Moving thread to the Networking Forum for better results. 
First go to Start/Search and type *devmgmt.msc* right click the* devmgmt* icon in the search results and *Run As Administrator*. In the *Device Manager*, are there any devices with yellow flags? If so, these devices need to have drivers installed. 
Next, do you have a wireless icon in the *System Tray,* by the clock? When you right click it, it should give you the message* View Available Wireless Networks*. If you see that, does it show you your wireless network (router)? If so, can try to Connect? 
Try removing all wireless profiles also, download WiFi Inspector to test the signal strength from your adapter and your router.


----------



## thomashomer1986 (Oct 8, 2011)

*Re: windows 7 cant find my wireless network*

hi spunk.funk, thanks for replying.

there are no yellow flags in my device manager, my wireless card appears to be working fine (driver up to date). my usb reciever seems to have malfunctioned and is not being recognised by my pc, so i've binned it. i would rather use the wirelss card anyway.

when i unplug my ethernet cable the wireless icon appears, when i right click on it it says 'not connected - no connections are available' which doesnt make any sense because my computer is currently sat right next to my router! also my laptop and iphone still pick the signal up all over the house with no problems. 

do you think my wireless card may be faulty?


----------



## spunk.funk (May 13, 2010)

*Re: windows 7 cant find my wireless network*

Could be, test the wireless card and router signal strength using WiFi inspector.
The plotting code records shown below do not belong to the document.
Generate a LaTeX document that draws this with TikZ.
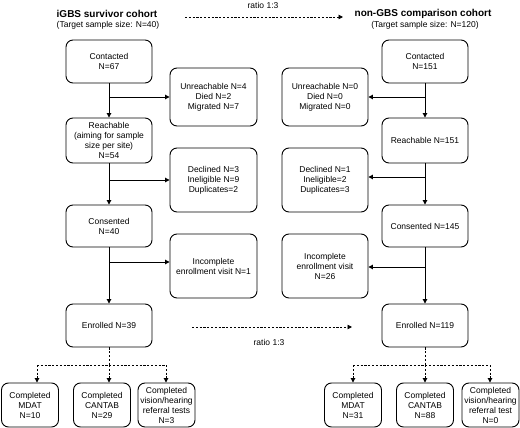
\documentclass[tikz,border=0pt]{standalone}
\usepackage{fontspec}
\setmainfont{Liberation Sans}
\usepackage{tikz}
\usetikzlibrary{arrows.meta}

\begin{document}
\begin{tikzpicture}[->, >={Triangle[length=4.5pt,width=4.5pt]}, line width=0.9pt, x=1pt, y=-1pt,
    font=\fontsize{8.5}{10}\selectfont]
  \tikzstyle{box}=[draw=black,text=black,rounded corners=7pt,align=center,inner sep=1pt]
  \tikzstyle{main}=[box,minimum width=86pt,minimum height=43pt]
  \tikzstyle{side}=[box,minimum width=87pt,minimum height=58pt]
  \tikzstyle{leaf}=[box,minimum width=57pt,minimum height=44pt]
  \tikzstyle{dots}=[dash pattern=on 2.2pt off 1.6pt]
  \tikzstyle{title}=[font=\fontsize{10}{12}\selectfont\bfseries]

  \useasboundingbox (0,0) rectangle (520,428);

  % headings
  \node[title] (tL) at (107,14) {iGBS survivor cohort};
  \node (gL) at (108,25.5) {(Target sample size: N=40)};
  \node[title] (tR) at (423,14) {non-GBS comparison cohort};
  \node (gR) at (425,25.5) {(Target sample size: N=120)};
  \node (rTop) at (263,5) {ratio 1:3};
  \coordinate (aTop) at (185,17);
  \coordinate (bTop) at (343,17);

  % iGBS column
  \node[main] (cL) at (109,61.5) {Contacted\\N=67};
  \node[main,minimum height=45pt] (rL) at (109,140.5) {Reachable\\(aiming for sample\\size per site)\\N=54};
  \node[main,minimum height=42pt] (sL) at (109,226) {Consented\\N=40};
  \node[main] (eL) at (109,325.5) {Enrolled N=39};

  \node[side] (uL) at (213.5,97) {Unreachable N=4\\Died N=2\\Migrated N=7};
  \node[side,minimum height=64pt] (dL) at (213.5,180) {Declined N=3\\Ineligible N=9\\Duplicates=2};
  \node[side,minimum height=64pt] (iL) at (213.5,266) {Incomplete\\enrollment visit N=1};

  \node[leaf] (mL) at (30,405) {Completed\\MDAT\\N=10};
  \node[leaf] (kL) at (102,405) {Completed\\CANTAB\\N=29};
  \node[leaf] (vL) at (166.5,405) {Completed\\vision/hearing\\referral tests\\N=3};

  % non-GBS column
  \node[main] (cR) at (425,61.5) {Contacted\\N=151};
  \node[main,minimum height=45pt] (rR) at (425,140.5) {Reachable N=151};
  \node[main,minimum height=42pt] (sR) at (425,226) {Consented N=145};
  \node[main] (eR) at (425,325.5) {Enrolled N=119};

  \node[side,minimum width=86pt] (uR) at (325,97) {Unreachable N=0\\Died N=0\\Migrated N=0};
  \node[side,minimum width=86pt,minimum height=64pt] (dR) at (325,180) {Declined N=1\\Ineligible=2\\Duplicates=3};
  \node[side,minimum width=86pt,minimum height=64pt] (iR) at (325,266) {Incomplete\\enrollment visit\\N=26};

  \node[leaf] (mR) at (353,405) {Completed\\MDAT\\N=31};
  \node[leaf] (kR) at (425,405) {Completed\\CANTAB\\N=88};
  \node[leaf] (vR) at (490.5,405) {Completed\\vision/hearing\\referral test\\N=0};

  \node (rMid) at (269,342) {ratio 1:3};
  \coordinate (aMid) at (192,327);
  \coordinate (bMid) at (352,327);

  % split points
  \coordinate (jL) at (109,365);
  \coordinate (jL1) at (37,365);
  \coordinate (jL3) at (166,365);
  \coordinate (jR) at (425,365);
  \coordinate (jR1) at (353,365);
  \coordinate (jR3) at (490,365);

  % flow
  \path (cL) edge (rL)
        (rL) edge (sL)
        (sL) edge (eL)
        (cR) edge (rR)
        (rR) edge (sR)
        (sR) edge (eR);

  \path (cL.south |- uL) edge (uL)
        (rL.south |- dL) edge (dL)
        (sL.south |- iL.west) ++(0,-4) edge (iL.west |- 0,262)
        (cR.south |- uR) edge (uR)
        (rR.south |- 0,177) edge (dR.east |- 0,177)
        (sR.south |- 0,267) edge (iR.east |- 0,267);

  % ratio
  \path[dots] (aTop) edge (bTop)
              (aMid) edge (bMid);

  % completed tests
  \draw[dots,-] (eL.south) -- (jL) (jL1) -- (jL3);
  \draw[dots,-] (eR.south) -- (jR) (jR1) -- (jR3);
  \path[dots] (jL1) edge (jL1 |- mL.north)
              (jL) edge (jL |- kL.north)
              (jL3) edge (jL3 |- vL.north)
              (jR1) edge (jR1 |- mR.north)
              (jR) edge (jR |- kR.north)
              (jR3) edge (jR3 |- vR.north);

\end{tikzpicture}
\end{document}
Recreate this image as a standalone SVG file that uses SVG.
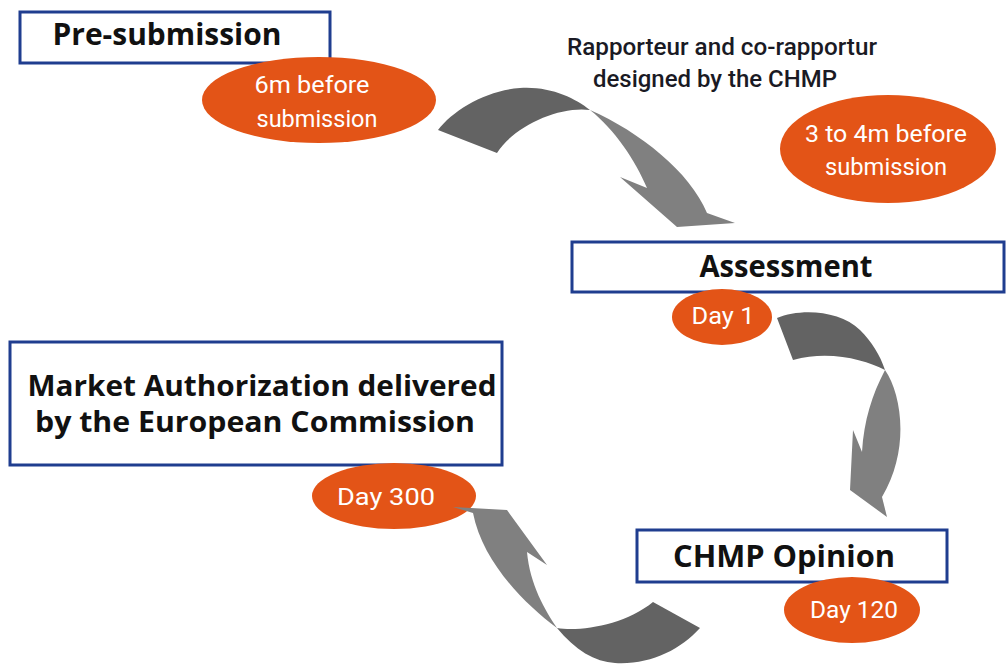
<svg xmlns="http://www.w3.org/2000/svg" width="1008" height="664" viewBox="0 0 1008 664">
<style>
.box{fill:#fff;stroke:#1f3d8f;stroke-width:3}
.title{font-family:"Open Sans","Noto Sans",sans-serif;font-weight:700;font-size:30px;fill:#111;text-anchor:middle}
.title2{font-size:28px}
.oval{fill:#e35417}
.lbl{font-family:"Roboto","Liberation Sans",sans-serif;font-size:24px;fill:#fff;text-anchor:middle}
.note{font-family:"Roboto","Liberation Sans",sans-serif;font-weight:500;font-size:24px;fill:#1a1a24;text-anchor:middle}
.dk{fill:#636363}
.lt{fill:#808080}
</style>
<rect width="1008" height="664" fill="#fff"/>
<g id="pre-submission">
<rect class="box" x="20" y="12" width="310" height="51"/>
<text class="title" x="167" y="45" textLength="229" lengthAdjust="spacingAndGlyphs">Pre-submission</text>
</g>
<g id="six-months">
<ellipse class="oval" cx="319" cy="100" rx="117" ry="43"/>
<text class="lbl" x="312" y="93" textLength="115" lengthAdjust="spacingAndGlyphs">6m before</text>
<text class="lbl" x="317" y="127" textLength="121" lengthAdjust="spacingAndGlyphs">submission</text>
</g>
<g id="rapporteur">
<text class="note" x="722" y="55" textLength="310" lengthAdjust="spacingAndGlyphs">Rapporteur and co-rapportur</text>
<text class="note" x="715" y="87" textLength="244" lengthAdjust="spacingAndGlyphs">designed by the CHMP</text>
</g>
<g id="three-four-months">
<ellipse class="oval" cx="888" cy="149" rx="108" ry="54"/>
<text class="lbl" x="886" y="142" textLength="162" lengthAdjust="spacingAndGlyphs">3 to 4m before</text>
<text class="lbl" x="886" y="175" textLength="122" lengthAdjust="spacingAndGlyphs">submission</text>
</g>
<g id="assessment">
<rect class="box" x="572" y="242" width="432" height="50"/>
<text class="title" x="786" y="277" textLength="173" lengthAdjust="spacingAndGlyphs">Assessment</text>
</g>
<g id="day1">
<ellipse class="oval" cx="722" cy="317" rx="50" ry="28"/>
<text class="lbl" x="723" y="324" textLength="63" lengthAdjust="spacingAndGlyphs">Day 1</text>
</g>
<g id="market-authorization">
<rect class="box" x="10" y="342" width="492" height="123"/>
<text class="title title2" x="262" y="396" textLength="469" lengthAdjust="spacingAndGlyphs">Market Authorization delivered</text>
<text class="title title2" x="255" y="432" textLength="440" lengthAdjust="spacingAndGlyphs">by the European Commission</text>
</g>
<g id="day300">
<ellipse class="oval" cx="394" cy="496" rx="82" ry="33"/>
<text class="lbl" x="386" y="505" textLength="98" lengthAdjust="spacingAndGlyphs">Day 300</text>
</g>
<g id="chmp-opinion">
<rect class="box" x="637" y="530" width="310" height="52"/>
<text class="title" x="784" y="567" textLength="222" lengthAdjust="spacingAndGlyphs">CHMP Opinion</text>
</g>
<g id="day120">
<ellipse class="oval" cx="852" cy="610" rx="68" ry="33"/>
<text class="lbl" x="854" y="618" textLength="88" lengthAdjust="spacingAndGlyphs">Day 120</text>
</g>
<g id="connectors">
<path class="dk" d="M438,130 C453,110 487,90 520,88 C550,86 575,98 590,110 C560,106 515,125 497,153 Z"/>
<path class="lt" d="M590,110 C640,132 690,172 707,213 L735,223 L677,227 L620,177 L647,188 C635,160 615,130 590,110 Z"/>
<path class="dk" d="M777,318 C800,308 840,310 860,330 C872,342 880,355 885,370 C865,360 830,350 793,360 Z"/>
<path class="lt" d="M885,370 C902,395 910,450 882,497 L887,517 L850,490 L853,430 L862,452 C864,420 872,395 885,370 Z"/>
<path class="dk" d="M653,602 L700,628 C680,650 650,665 615,663 C595,662 575,650 557,628 C580,632 625,625 653,602 Z"/>
<path class="lt" d="M557,628 C522,602 482,560 473,513 L453,507 L507,510 L547,565 L527,552 C530,585 545,610 557,628 Z"/>
</g>
</svg>
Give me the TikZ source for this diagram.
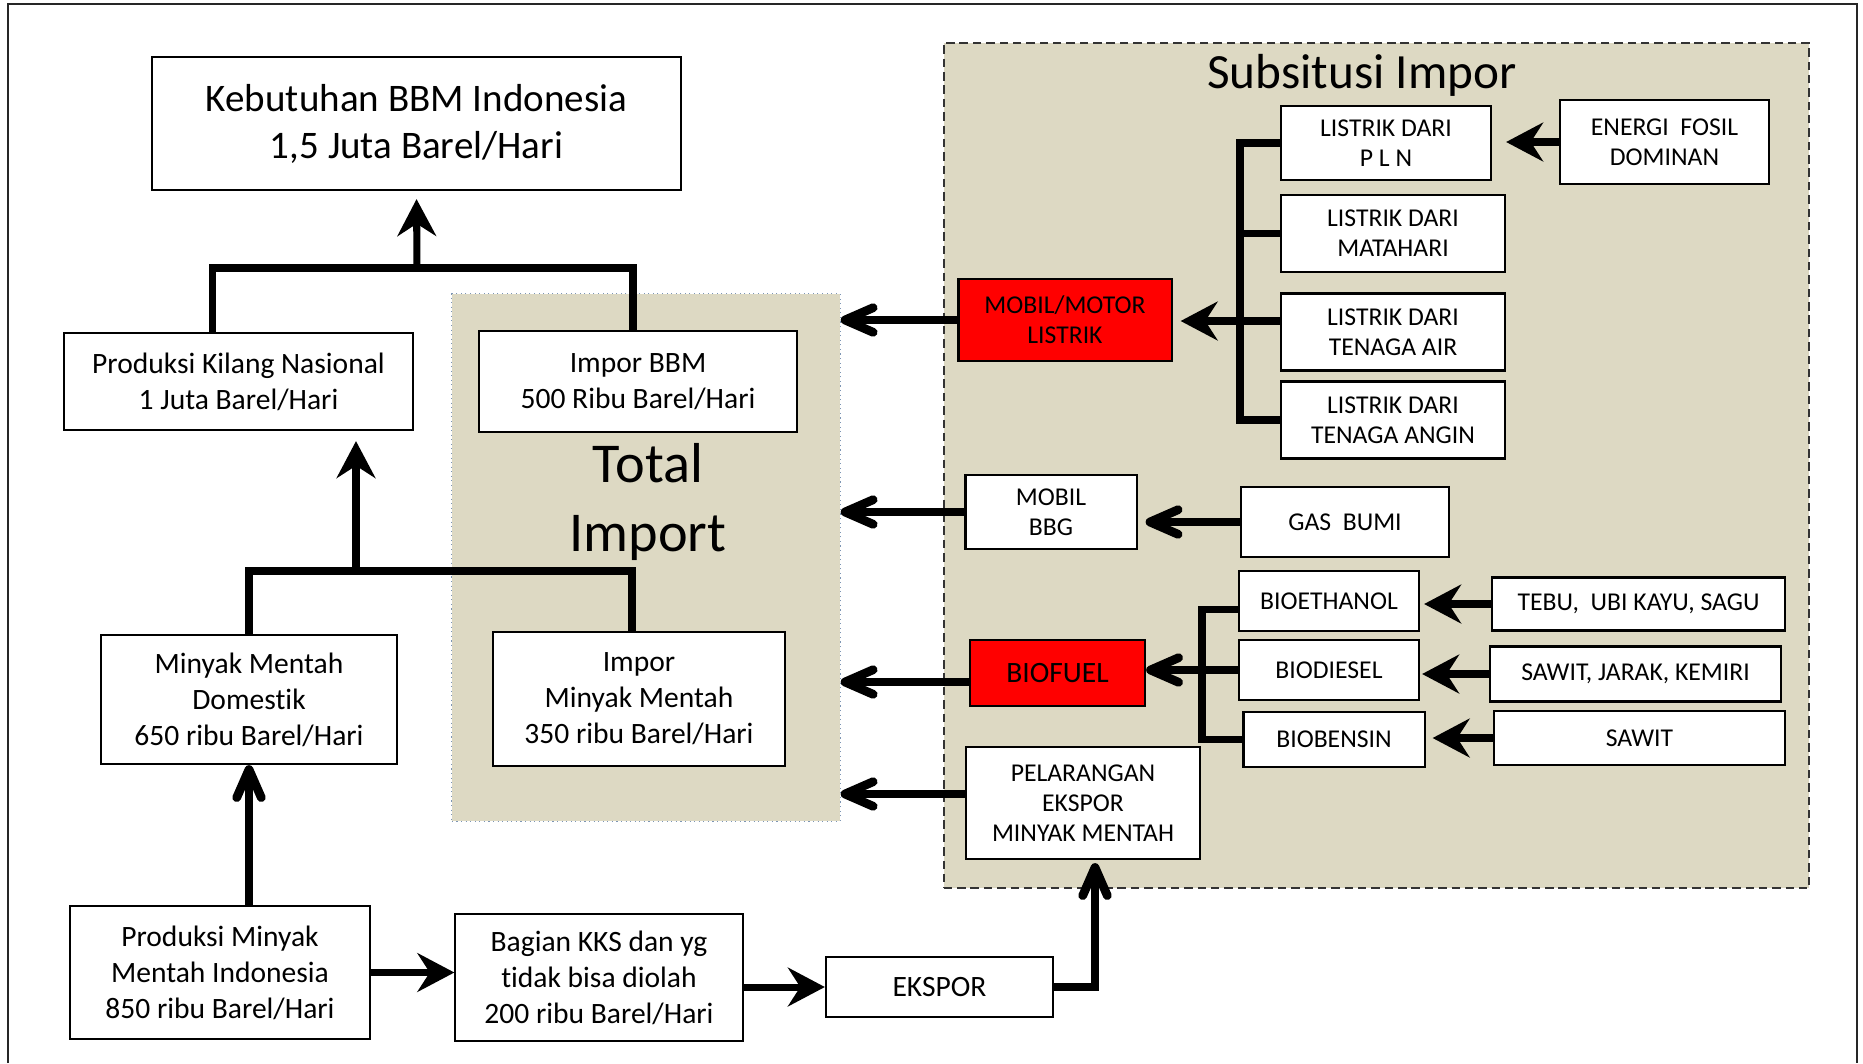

Wi-Fi Inspector | Xirrus


----------



## thomashomer1986 (Oct 8, 2011)

*Re: windows 7 cant find my wireless network*

i have downloaded and installed the wifi inspector, and its detects my wireless card fine, however it says n/a in all of the boxes. it also says fail when i do the connection test.


----------



## thomashomer1986 (Oct 8, 2011)

*Re: windows 7 cant find my wireless network*

problem fixed! i bought a new wireless usb reciever, which now works perfectly. 

which basically tells me that my wireless card has broken, how does that happen? anyway, im happy now, thanks for your help!


----------



## spunk.funk (May 13, 2010)

*Re: windows 7 cant find my wireless network*

Everything electronic fails at some point. 
Please mark this thread solved in the Thread Tools at the top.


----------